Wow. I did Rob Bell's course on speaking and it was INSANE. Enjoyed every bit of it. It had great content, funny stories, practical takeaways and most importantly, questions I can ask whenever I am preparing a talk in order for it to be relevant, meaningful, free flowing and powerful.
Just for reference I came across Rob Bell's course whilst listening to Rich Rolls Podcast (will attach a link at the bottom). I will certainly re-listen to the course several times in my lifetime and read over my notes so I can drill in the questions to ask before giving a talk.
I applied Rob's wisdom to the talk I gave today (25th November) at the Entrepreneurship society and I received a message after from a fellow member which read, "Bro your energy is unmatched, I love it. You’re a great presenter". I can 100% credit this to Rob's 7 hour and 45 minutes long course. I went into the talk a lot more confident talking about the things I talked about.
Furthermore, I was actually excited to provide the value I believe I did during the talk. I will attach all the notes I took during the course shortly but I first want to discuss some of my favourite things I learnt: 1. Audience's pick up on stuff. If you are nervous, they will feel it. If you are talking about something you don't believe in, they will feel it, if you simply don't want to be there, they will feel it. So it is important to really LIVE the stuff you talk about.
A practical application for this is to capture things. If you randomly notice something, write it down. If you share a special moment with a group of people, take a photo of it. He said if you capture 1 thing a week, that's 52 potential things you could talk about a year. 2.
Linking onto the end of point
"not all content presents itself on your timetable. You could be giving a talk on Monday and the content may have arrived 2 years ago or 2 weeks later.
Most importantly, plant some seeds. The story may mean something years from now but planting those seeds so when you are working on a talk you have that quote from a movie or that saying the cashier said or those two Greek words, plant seeds.
Raw curiosity is the most beneficial thing to have. I loved this part of the discussion.
I related really well to it as I find myself questioning tons of things. Going one step further, Rob shares great examples whereby he was at an event and stuck talking to this guy who was a software developer. Instead of backing out of the conversation, he began asking questions and ended up hearing some really interesting things, because he was curious and asked instead of being awkward and afraid.
- You should be able to give a 30 second summary of your talk. If not, you are likely waffling and will lose the audience if there is now proper meaning.
Figure out what the universal truth of the talk is and the life inside it. This may take a lot of work, but it is key in delivering valuable talks.
- Honouring the audience's time. It is not fair to ramble for the audience. You should practise a lot before so you can go in with power and deliver them value without beating around the bush.
Structure enables the audience to know exactly how the talk is going to go and consequently they will then be excited for the topics you are going to discuss: example from my talk in Entrepreneurship society... I said at the start of my talk, "In my 15 minutes with you all: I want to share a story about 7 pairs of socks, why now is the time to start your business, and my thoughts on achieving success".
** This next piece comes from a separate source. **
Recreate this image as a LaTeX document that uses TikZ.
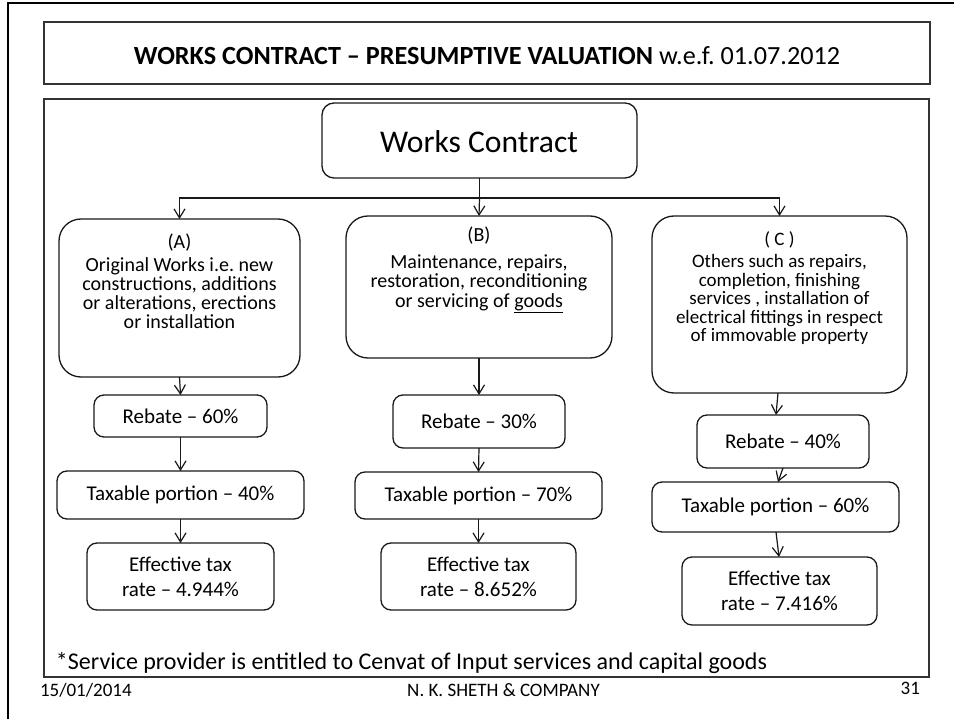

Following Rob's guidance, he explained by doing this at the start, the audience will be more relaxed as they know they are in good hands.
They may not know how one things leads to the next but you have clearly shown them you have put time and effort into structuring the talk well and the audience will then be excited to hear about 'a story about 7 pairs of socks' for example.
I could go on listing so many gems that I took from Rob's course. I am not sure if this is shown to the other students but I would strongly encourage anyone to take the course.
For $20, there is a ton of value provided.